Ma tolte queste cose, cioè le peculiarità industriali dei singoli e i pettegolezzi sul futuro, quel che accade non è abnorme. Negli anni ’90 abbiamo assistito a una proliferazione di filiali e di presenza fisica che aveva due matrici. La prima era una voglia di concorrenza, figlia di un certo blocco dei decenni precedenti, per cui era una sorta di esordio di mercato, le banche iniziavano a cambiare l’atteggiamento, a nutrire l’idea della competizione, a maneggiare le dinamiche delle imprese private. L’altra era paura. Occupare più spazio possibile serviva a scongiurare l’arrivo degli altri, magari stranieri, dentro uno spazio europeo che ambiva, premeva e facilitava queste possibilità, ma mentre occorreva un processo di svecchiamento e aggiornamento non così facile e non così veloce. Così si è arrivati alle strade con più banche che fornai.
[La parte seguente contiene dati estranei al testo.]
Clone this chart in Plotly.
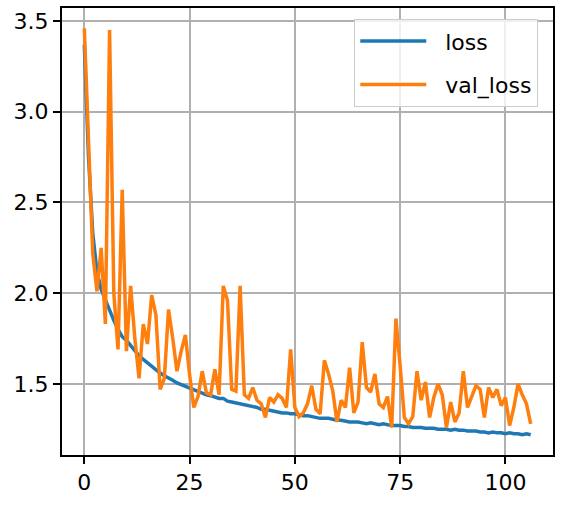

Oggi è evidente che quella struttura non ha più senso e ciò, di nuovo schematizzando, per due ragioni. La prima economica, perché la crescita non giustifica quel modello e quell’apparato. La seconda, è ovvio, tecnologica. Su questo punto si potrebbe osservare che il modello che si sta disegnando corre troppo. L’offerta “tecnologica” forse supera la domanda e supera le capacità diffuse. Le persone, i clienti, soffrono della scomparsa dell’interlocutore fisico, non sono così pronte a gestire tutto dal proprio strumento o via telefono. Ma d’altra parte pure quando è nata l’automobile, i primi economisti dissero che era un settore senza futuro perché era impensabile un così gran numero di autisti. Ci misero un po’ a capire che uno se la doveva guidare lui la macchina.
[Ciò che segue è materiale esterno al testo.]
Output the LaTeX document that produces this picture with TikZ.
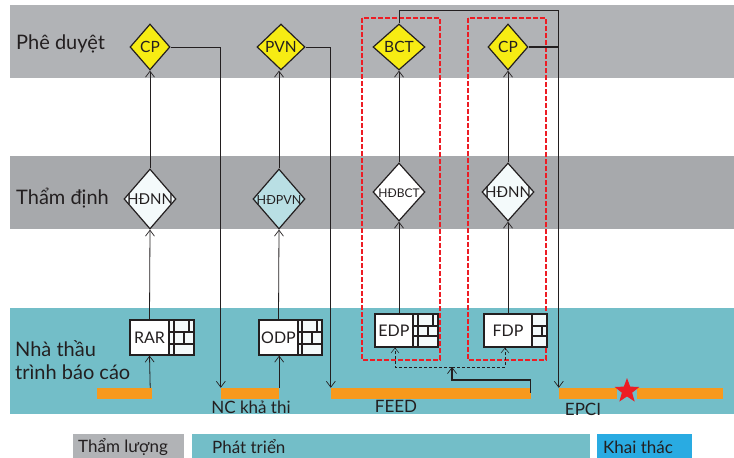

Quel che conta è che fino a oggi il sistema bancario è stato l’unico a presentire con grande anticipo questi eventi per cui già da quegli anni ’90 (mentre si aprivano ancora filiali) aveva inventato strumenti concertati e contribuzione mista aziende-dipendenti per gestire queste decine di migliaia di uscite senza traumi (anzi i primi bancari sono usciti con grandi soddisfazioni… gli ultimi meno, ma senza alcun diritto a versare nemmeno una lacrima) e senza soldi statali. Oggi l’approccio che dovrebbe guidare queste analisi è quello di uscire dalla banca e andare a vedere come sta messo chi, fuori, ha bisogno della banca. Il sistema produttivo, le PMI, il risparmiatore e il suo reddito (più che la sua ricchezza). E poi tornare a vedere, dentro la banca, se quelli rimasti stanno facendo quei grandi progressi di crescita culturale e formativa che serve a un Paese messo così come sta.